BARCELONA, España

Hay dos Andrés Chiliquinga. Uno, el protagonista de la novela de Jorge Icaza, Huasipungo (1934), vive el horror de su época. El otro, el de Carlos Arcos Cabrera en Memorias de Andrés Chiliquinga (2013), viaja a Nueva York y sufre una pesadilla de nómada. Tienen el mismo nombre, se miran en el espejo de la novela, pero en la refracción son distintos. Hay setenta y nueve años de distancia y un proceso de cambio en el que la literatura ecuatoriana llega a una constatación: escribir una gran novela, sin instrumentalizar los temas nacionales, requiere una visión irónica y un alto manejo de la forma.

El nuevo Chiliquinga, otavalo y dirigente indígena invitado a la Universidad de Columbia, donde es obligado a leer por primera vez Huasipungo para hacer una exposición, revela que no hay nada mejor para cierta academia norteamericana, políticamente correcta, que tener el testimonio de lo real por encima de lo literario. Chiliquinga lo sabe: es un comerciante global que ha recorrido Europa y Estados Unidos y conoce la cotización de su imagen y la debilidad de las malas conciencias. Sigue marginado, pero también se acomoda a maneras rentables que no excluyen formas de machismo y conmiseración. Basta ver la manera con la que lleva (o se deja llevar) su relación con las mujeres. No es un ángel sino un hombre de carne y hueso y, por lo tanto, no es intocable a la crítica.

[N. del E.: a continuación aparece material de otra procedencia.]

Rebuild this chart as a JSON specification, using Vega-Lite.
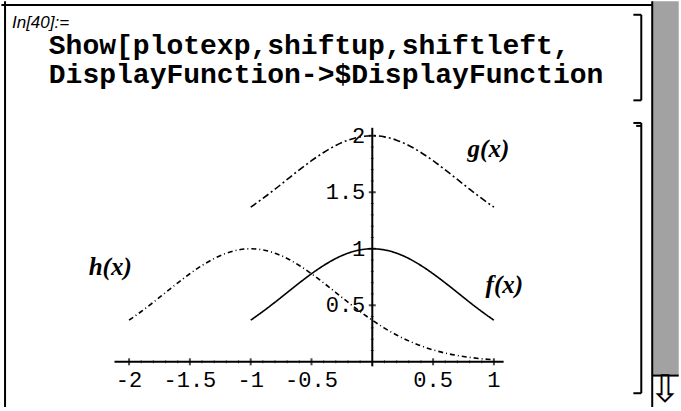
{
  "$schema": "https://vega.github.io/schema/vega-lite/v6.json",
  "width": 681,
  "height": 411,
  "padding": 0,
  "autosize": {"type": "fit", "contains": "padding"},
  "background": "white",
  "config": {"view": {"stroke": null}},
  "datasets": {
    "curves": [
      {"x": -1.0, "y": 0.368, "curve": "f"}, {"x": -0.9, "y": 0.445, "curve": "f"}, {"x": -0.8, "y": 0.527, "curve": "f"},
      {"x": -0.7, "y": 0.613, "curve": "f"}, {"x": -0.6, "y": 0.698, "curve": "f"}, {"x": -0.5, "y": 0.779, "curve": "f"},
      {"x": -0.4, "y": 0.852, "curve": "f"}, {"x": -0.3, "y": 0.914, "curve": "f"}, {"x": -0.2, "y": 0.961, "curve": "f"},
      {"x": -0.1, "y": 0.990, "curve": "f"}, {"x": 0.0, "y": 1.000, "curve": "f"}, {"x": 0.1, "y": 0.990, "curve": "f"},
      {"x": 0.2, "y": 0.961, "curve": "f"}, {"x": 0.3, "y": 0.914, "curve": "f"}, {"x": 0.4, "y": 0.852, "curve": "f"},
      {"x": 0.5, "y": 0.779, "curve": "f"}, {"x": 0.6, "y": 0.698, "curve": "f"}, {"x": 0.7, "y": 0.613, "curve": "f"},
      {"x": 0.8, "y": 0.527, "curve": "f"}, {"x": 0.9, "y": 0.445, "curve": "f"}, {"x": 1.0, "y": 0.368, "curve": "f"},

      {"x": -1.0, "y": 1.368, "curve": "g"}, {"x": -0.9, "y": 1.445, "curve": "g"}, {"x": -0.8, "y": 1.527, "curve": "g"},
      {"x": -0.7, "y": 1.613, "curve": "g"}, {"x": -0.6, "y": 1.698, "curve": "g"}, {"x": -0.5, "y": 1.779, "curve": "g"},
      {"x": -0.4, "y": 1.852, "curve": "g"}, {"x": -0.3, "y": 1.914, "curve": "g"}, {"x": -0.2, "y": 1.961, "curve": "g"},
      {"x": -0.1, "y": 1.990, "curve": "g"}, {"x": 0.0, "y": 2.000, "curve": "g"}, {"x": 0.1, "y": 1.990, "curve": "g"},
      {"x": 0.2, "y": 1.961, "curve": "g"}, {"x": 0.3, "y": 1.914, "curve": "g"}, {"x": 0.4, "y": 1.852, "curve": "g"},
      {"x": 0.5, "y": 1.779, "curve": "g"}, {"x": 0.6, "y": 1.698, "curve": "g"}, {"x": 0.7, "y": 1.613, "curve": "g"},
      {"x": 0.8, "y": 1.527, "curve": "g"}, {"x": 0.9, "y": 1.445, "curve": "g"}, {"x": 1.0, "y": 1.368, "curve": "g"},

      {"x": -2.0, "y": 0.368, "curve": "h"}, {"x": -1.9, "y": 0.445, "curve": "h"}, {"x": -1.8, "y": 0.527, "curve": "h"},
      {"x": -1.7, "y": 0.613, "curve": "h"}, {"x": -1.6, "y": 0.698, "curve": "h"}, {"x": -1.5, "y": 0.779, "curve": "h"},
      {"x": -1.4, "y": 0.852, "curve": "h"}, {"x": -1.3, "y": 0.914, "curve": "h"}, {"x": -1.2, "y": 0.961, "curve": "h"},
      {"x": -1.1, "y": 0.990, "curve": "h"}, {"x": -1.0, "y": 1.000, "curve": "h"}, {"x": -0.9, "y": 0.990, "curve": "h"},
      {"x": -0.8, "y": 0.961, "curve": "h"}, {"x": -0.7, "y": 0.914, "curve": "h"}, {"x": -0.6, "y": 0.852, "curve": "h"},
      {"x": -0.5, "y": 0.779, "curve": "h"}, {"x": -0.4, "y": 0.698, "curve": "h"}, {"x": -0.3, "y": 0.613, "curve": "h"},
      {"x": -0.2, "y": 0.527, "curve": "h"}, {"x": -0.1, "y": 0.445, "curve": "h"}, {"x": 0.0, "y": 0.368, "curve": "h"},
      {"x": 0.1, "y": 0.298, "curve": "h"}, {"x": 0.2, "y": 0.237, "curve": "h"}, {"x": 0.3, "y": 0.185, "curve": "h"},
      {"x": 0.4, "y": 0.141, "curve": "h"}, {"x": 0.5, "y": 0.105, "curve": "h"}, {"x": 0.6, "y": 0.077, "curve": "h"},
      {"x": 0.7, "y": 0.056, "curve": "h"}, {"x": 0.8, "y": 0.039, "curve": "h"}, {"x": 0.9, "y": 0.027, "curve": "h"},
      {"x": 1.0, "y": 0.018, "curve": "h"}
    ],
    "xMajor": [
      {"v": -2, "label": "-2"}, {"v": -1.5, "label": "-1.5"}, {"v": -1, "label": "-1"},
      {"v": -0.5, "label": "-0.5"}, {"v": 0.5, "label": "0.5"}, {"v": 1, "label": "1"}
    ],
    "xMinor": [
      {"v": -1.9}, {"v": -1.8}, {"v": -1.7}, {"v": -1.6}, {"v": -1.4}, {"v": -1.3}, {"v": -1.2}, {"v": -1.1},
      {"v": -0.9}, {"v": -0.8}, {"v": -0.7}, {"v": -0.6}, {"v": -0.4}, {"v": -0.3}, {"v": -0.2}, {"v": -0.1},
      {"v": 0.1}, {"v": 0.2}, {"v": 0.3}, {"v": 0.4}, {"v": 0.6}, {"v": 0.7}, {"v": 0.8}, {"v": 0.9}
    ],
    "yMajor": [
      {"v": 0.5, "label": "0.5"}, {"v": 1, "label": "1"}, {"v": 1.5, "label": "1.5"}, {"v": 2, "label": "2"}
    ],
    "yMinor": [
      {"v": 0.1}, {"v": 0.2}, {"v": 0.3}, {"v": 0.4}, {"v": 0.6}, {"v": 0.7}, {"v": 0.8}, {"v": 0.9},
      {"v": 1.1}, {"v": 1.2}, {"v": 1.3}, {"v": 1.4}, {"v": 1.6}, {"v": 1.7}, {"v": 1.8}, {"v": 1.9}
    ],
    "axisLines": [
      {"x1": -2.12, "x2": 1.08, "y1": 0, "y2": 0},
      {"x1": 0, "x2": 0, "y1": -0.04, "y2": 2.07}
    ],
    "frame": [
      {"x1": -3.05, "x2": 2.302, "y1": 3.157, "y2": 3.157},
      {"x1": -3.02, "x2": -3.02, "y1": -0.4, "y2": 3.19},
      {"x1": 2.302, "x2": 2.302, "y1": -0.4, "y2": 3.19},
      {"x1": 2.302, "x2": 2.52, "y1": -0.122, "y2": -0.122},
      {"x1": 2.212, "x2": 2.212, "y1": 3.07, "y2": 2.313},
      {"x1": 2.147, "x2": 2.212, "y1": 3.07, "y2": 3.07},
      {"x1": 2.147, "x2": 2.212, "y1": 2.313, "y2": 2.313},
      {"x1": 2.212, "x2": 2.212, "y1": 2.113, "y2": -0.278},
      {"x1": 2.147, "x2": 2.212, "y1": 2.113, "y2": 2.113},
      {"x1": 2.17, "x2": 2.212, "y1": 2.087, "y2": 2.087},
      {"x1": 2.147, "x2": 2.212, "y1": -0.278, "y2": -0.278}
    ],
    "curveLabels": [
      {"x": 0.955, "y": 1.88, "text": "g(x)"},
      {"x": -2.155, "y": 0.835, "text": "h(x)"},
      {"x": 1.086, "y": 0.678, "text": "f(x)"}
    ],
    "code": [
      {"x": -2.66, "y": 2.79, "text": "Show[plotexp,shiftup,shiftleft,"},
      {"x": -2.66, "y": 2.54, "text": "DisplayFunction->$DisplayFunction"}
    ]
  },
  "encoding": {
    "x": {"type": "quantitative", "scale": {"domain": [-3.045, 2.514], "nice": false, "zero": false}, "axis": null},
    "y": {"type": "quantitative", "scale": {"domain": [-0.391, 3.183], "nice": false, "zero": false}, "axis": null}
  },
  "layer": [
    {
      "data": {"values": [{"x1": 2.302, "x2": 2.52, "y1": -0.122, "y2": 3.19}]},
      "mark": {"type": "rect", "fill": "#a2a2a2"},
      "encoding": {"x": {"field": "x1", "type": "quantitative"}, "x2": {"field": "x2"}, "y": {"field": "y1", "type": "quantitative"}, "y2": {"field": "y2"}}
    },
    {
      "data": {"name": "frame"},
      "mark": {"type": "rule", "color": "black", "strokeWidth": 2},
      "encoding": {"x": {"field": "x1", "type": "quantitative"}, "x2": {"field": "x2"}, "y": {"field": "y1", "type": "quantitative"}, "y2": {"field": "y2"}}
    },
    {
      "data": {"values": [{"x": 2.408, "y": -0.262, "glyph": "⇩"}]},
      "mark": {"type": "text", "font": "DejaVu Sans", "fontSize": 38, "color": "black", "baseline": "middle", "align": "center"},
      "encoding": {"x": {"field": "x", "type": "quantitative"}, "y": {"field": "y", "type": "quantitative"}, "text": {"field": "glyph"}}
    },
    {
      "data": {"name": "axisLines"},
      "mark": {"type": "rule", "color": "black", "strokeWidth": 2},
      "encoding": {"x": {"field": "x1", "type": "quantitative"}, "x2": {"field": "x2"}, "y": {"field": "y1", "type": "quantitative"}, "y2": {"field": "y2"}}
    },
    {
      "data": {"name": "xMajor"},
      "mark": {"type": "tick", "orient": "vertical", "color": "black", "size": 7, "thickness": 2},
      "encoding": {"x": {"field": "v", "type": "quantitative"}, "y": {"datum": 0, "type": "quantitative"}}
    },
    {
      "data": {"name": "xMinor"},
      "mark": {"type": "tick", "orient": "vertical", "color": "black", "size": 3, "thickness": 1},
      "encoding": {"x": {"field": "v", "type": "quantitative"}, "y": {"datum": 0, "type": "quantitative"}}
    },
    {
      "data": {"name": "yMajor"},
      "mark": {"type": "tick", "orient": "horizontal", "color": "black", "size": 7, "thickness": 2},
      "encoding": {"y": {"field": "v", "type": "quantitative"}, "x": {"datum": 0, "type": "quantitative"}}
    },
    {
      "data": {"name": "yMinor"},
      "mark": {"type": "tick", "orient": "horizontal", "color": "black", "size": 3, "thickness": 1},
      "encoding": {"y": {"field": "v", "type": "quantitative"}, "x": {"datum": 0, "type": "quantitative"}}
    },
    {
      "data": {"name": "curves"},
      "mark": {"type": "line", "color": "black", "strokeWidth": 1.6, "interpolate": "monotone"},
      "encoding": {
        "x": {"field": "x", "type": "quantitative"},
        "y": {"field": "y", "type": "quantitative"},
        "detail": {"field": "curve"},
        "strokeDash": {"field": "curve", "type": "nominal", "scale": {"domain": ["f", "g", "h"], "range": [[1, 0], [7, 3, 2, 3], [5, 3, 1, 3]]}, "legend": null}
      }
    },
    {
      "data": {"name": "xMajor"},
      "mark": {"type": "text", "font": "Liberation Mono", "fontSize": 22, "color": "black", "align": "center", "baseline": "middle", "dy": 18},
      "encoding": {"x": {"field": "v", "type": "quantitative"}, "y": {"datum": 0, "type": "quantitative"}, "text": {"field": "label"}}
    },
    {
      "data": {"name": "yMajor"},
      "mark": {"type": "text", "font": "Liberation Mono", "fontSize": 22, "color": "black", "align": "right", "baseline": "middle", "dx": -7},
      "encoding": {"y": {"field": "v", "type": "quantitative"}, "x": {"datum": 0, "type": "quantitative"}, "text": {"field": "label"}}
    },
    {
      "data": {"name": "curveLabels"},
      "mark": {"type": "text", "font": "Liberation Serif", "fontSize": 25, "fontWeight": "bold", "fontStyle": "italic", "color": "black", "align": "center", "baseline": "middle"},
      "encoding": {"x": {"field": "x", "type": "quantitative"}, "y": {"field": "y", "type": "quantitative"}, "text": {"field": "text"}}
    },
    {
      "data": {"values": [{"x": -2.963, "y": 3.0, "text": "In[40]:="}]},
      "mark": {"type": "text", "font": "Liberation Sans", "fontSize": 17, "fontStyle": "italic", "color": "black", "align": "left", "baseline": "middle"},
      "encoding": {"x": {"field": "x", "type": "quantitative"}, "y": {"field": "y", "type": "quantitative"}, "text": {"field": "text"}}
    },
    {
      "data": {"name": "code"},
      "mark": {"type": "text", "font": "Liberation Mono", "fontSize": 28, "fontWeight": "bold", "color": "black", "align": "left", "baseline": "middle"},
      "encoding": {"x": {"field": "x", "type": "quantitative"}, "y": {"field": "y", "type": "quantitative"}, "text": {"field": "text"}}
    }
  ]
}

Mientras Huasipungo alude a la tierra desde el mismo título, estas Memorias de Carlos Arcos Cabrera aluden a la conciencia del tiempo. Crear en primera persona la voz de un otavalo de nuestros días no solo es un logro de verosimilitud literaria, sino que cala en lo que tradicionalmente era insondable para quienes no pertenecen (los “mishus”) al estamento indígena.

“El Icaza no nos conocía –dice Chiliquinga asombrado al leer Huasipungo–, decía media verdad”. Sin embargo, Arcos Cabrera no hace plano a su personaje: este se emociona al final con Huasipungo. Pero está marcada la distancia. El discurso en primera persona también revela, sutilmente, lo no declarado por el protagonista: su oportunismo. Me intriga saber qué habría dicho Chiliquinga si le hubieran pedido una exposición sobre otra novela de Icaza, El Chulla Romero y Flores. Al que lea entrelíneas verá que la perspectiva del escritor la incorpora en la conciencia de Chiliquinga. Eso permite la distancia necesaria frente a Huasipungo.

Con esta novela lúcida, precisa y amena, Carlos Arcos Cabrera rebate los tópicos del indigenismo y abre una nueva voz en la representación actual de la cultura indígena ecuatoriana. Se la reduciría si se la lee solo en un plano temático. Chiliquinga no lee habitualmente novelas, pero llega a atisbar su sentido de defensa individual en uno de los momentos más logrados de esta obra, cuando se evidencia el choque entre la concepción irónica de la novela y otras artes, como la música, que interesan más al protagonista. Cervantina en su recurso especular –que el personaje se encuentre retratado en un libro y adquiera conciencia de sí mismo– Memorias de Andrés Chiliquinga refuerza los caminos que está tomando la novela ecuatoriana en el siglo XXI.